Pius Ochieng

Personal information
- Nationality: Kenyan
- Born: 20 July 1960 (age 64)

Sport
- Sport: Weightlifting

= Pius Ochieng =

Kenyan weightlifter

Pius Ochieng (born 20 July 1960) is a Kenyan weightlifter and strongman. Initially competing as a strongman, Ochieng would represent Kenya at the 1984 World's Strongest Man and placed eighth overall. In the same year, Ochieng would represent Kenya at the 1984 Summer Olympics in weightlifting and become the first Kenyan weightlifter to compete at an Olympic Games.

Ochieng would compete in the men's first-heavyweight event against fifteen other lifters. There, he would place tenth.

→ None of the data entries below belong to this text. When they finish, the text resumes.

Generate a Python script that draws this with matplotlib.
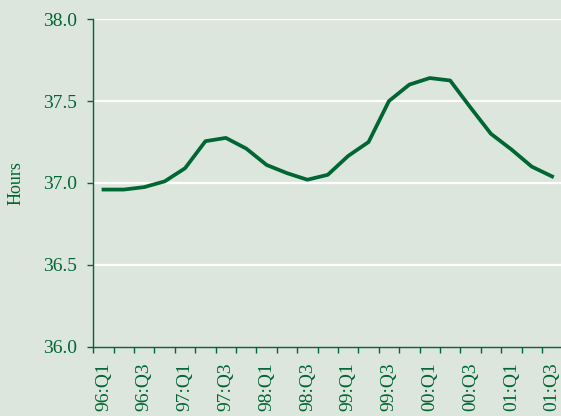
import numpy as np
import matplotlib.pyplot as plt

# trimestres 96:Q1 .. 01:Q3
trimestres = ['96:Q1', '96:Q2', '96:Q3', '96:Q4', '97:Q1', '97:Q2', '97:Q3', '97:Q4',
              '98:Q1', '98:Q2', '98:Q3', '98:Q4', '99:Q1', '99:Q2', '99:Q3', '99:Q4',
              '00:Q1', '00:Q2', '00:Q3', '00:Q4', '01:Q1', '01:Q2', '01:Q3']
horas = [36.96, 36.96, 36.975, 37.01, 37.09, 37.255, 37.275, 37.21,
         37.11, 37.06, 37.02, 37.05, 37.165, 37.25, 37.50, 37.60,
         37.64, 37.625, 37.46, 37.30, 37.205, 37.10, 37.04]
y_ticks = [36.0, 36.5, 37.0, 37.5, 38.0]

fundo = '#dde6dd'
verde = '#006633'

plt.rcParams['font.family'] = ['Liberation Serif', 'DejaVu Serif']

fig = plt.figure(figsize=(5.61, 4.16), dpi=100, facecolor=fundo)
ax = fig.add_axes([0.1663, 0.1659, 0.836, 0.7884], facecolor=fundo)

x = np.arange(len(horas))
ax.plot(x, horas, color=verde, lw=2.7, zorder=3)

ax.set_ylim(36.0, 38.0)
ax.set_xlim(-0.5, len(horas) - 0.5)
ax.set_yticks(y_ticks)
ax.set_yticklabels([f'{v:.1f}' for v in y_ticks], fontsize=14, color=verde)
for v in y_ticks[1:]:
    ax.axhline(v, color='white', lw=1.6, zorder=1)

ax.set_xticks(x[::2])
ax.set_xticklabels(trimestres[::2], rotation=90, fontsize=14, color=verde)
ax.set_xticks(np.arange(-0.5, len(horas), 1), minor=True)
ax.tick_params(axis='x', which='major', length=0, pad=11)
ax.tick_params(axis='x', which='minor', length=4, color=verde, width=1)
ax.tick_params(axis='y', length=4, color=verde, width=1, pad=8)

for s in ['top', 'right']:
    ax.spines[s].set_visible(False)
for s in ['left', 'bottom']:
    ax.spines[s].set_color(verde)
    ax.spines[s].set_linewidth(1)

ax.set_ylabel('Hours', fontsize=13, color=verde)
ax.yaxis.set_label_coords(-0.146, 0.5)

plt.savefig('out.png', dpi=100, facecolor=fundo)
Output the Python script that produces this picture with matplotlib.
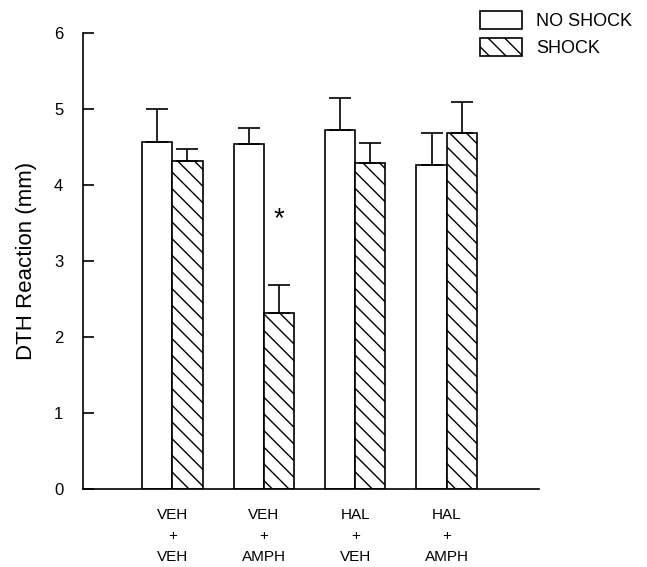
import matplotlib
matplotlib.use('Agg')
import matplotlib.pyplot as plt
import numpy as np

plt.rcParams['font.family'] = ['Liberation Sans', 'DejaVu Sans']
plt.rcParams['hatch.linewidth'] = 1.0

groups = ['VEH\n+\nVEH', 'VEH\n+\nAMPH', 'HAL\n+\nVEH', 'HAL\n+\nAMPH']
no_shock = [4.56, 4.54, 4.73, 4.26]
no_shock_err = [0.44, 0.21, 0.42, 0.43]
shock = [4.32, 2.31, 4.29, 4.69]
shock_err = [0.16, 0.37, 0.26, 0.40]

x = np.arange(1, len(groups) + 1)
w = 0.33

fig = plt.figure(figsize=(6.47, 5.67), dpi=100)
ax = fig.add_axes([0.128, 0.1376, 0.705, 0.8042])

b1 = ax.bar(x - w / 2, no_shock, w, color='white', edgecolor='black', linewidth=1.2,
            yerr=[np.zeros(4), no_shock_err], capsize=8,
            error_kw=dict(elinewidth=1.2, capthick=1.2, ecolor='black'), label='NO SHOCK')
b2 = ax.bar(x + w / 2, shock, w, color='white', edgecolor='black', linewidth=1.2, hatch='\\\\',
            yerr=[np.zeros(4), shock_err], capsize=8,
            error_kw=dict(elinewidth=1.2, capthick=1.2, ecolor='black'), label='SHOCK')

ax.text(x[1] + 0.16, 3.55, '*', ha='center', va='center', fontsize=20)

ax.set_xlim(0.02, 5.01)
ax.set_ylim(0, 6)
ax.set_yticks(range(0, 7))
ax.tick_params(axis='y', direction='in', length=8, width=1.2, labelsize=12, pad=14)
ax.set_xticks(x)
ax.set_xticklabels(groups, fontsize=11, linespacing=1.6)
ax.tick_params(axis='x', length=0, pad=14)
ax.spines['top'].set_visible(False)
ax.spines['right'].set_visible(False)
ax.spines['left'].set_linewidth(1.2)
ax.spines['bottom'].set_linewidth(1.2)
ax.set_ylabel('DTH Reaction (mm)', fontsize=16, labelpad=12)

fig.legend(handles=[b1, b2], loc='upper left', bbox_to_anchor=(0.742, 0.98),
           frameon=False, fontsize=13, handlelength=2.3, handleheight=1.1,
           handletextpad=0.8, labelspacing=0.45, borderaxespad=0, borderpad=0)

fig.savefig('out.png', dpi=100)
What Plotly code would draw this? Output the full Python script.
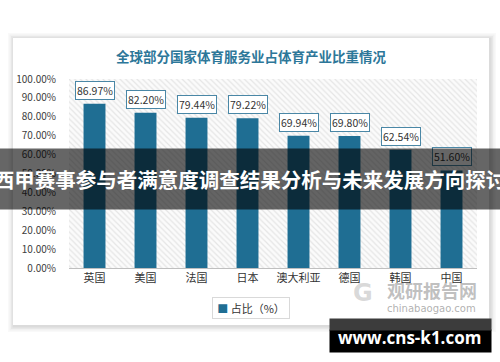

He would also compete at the 1984 Summer Olympics in the men's heavyweight event. There, he would place fifteenth out of the 20 competitors that competed in the event.
==Biography==
Pius Ochieng was born on 20 July 1960. Ochieng would initially compete as a strongman, representing Kenya at the 1984 World's Strongest Man in Mora, Sweden. There, he would place eighth overall with a total number of 18.5 points.

In the same year, Ochieng would compete at the 1984 Summer Olympics in Los Angeles, United States, representing Kenya in weightlifting. He would be the first Kenyan weightlifter to compete at an Olympic Games. He would compete in the men's first-heavyweight event for lifters that weighed between 90 and 100 kilograms in bodyweight. He would compete on 7 August against fifteen other competitors. There, he would place 10th with a total of 300 kilograms.

After the 1984 Summer Games, he would again represent Kenya at another Olympic Games. He would compete at the 1988 Summer Olympics in Seoul, South Korea. There, he would compete in the men's heavyweight event for lifters that weighed between 100 and 110 kilograms in bodyweight. He would compete on 27 September against 19 other competitors. There, he would place 15th with a total of 290 kilograms.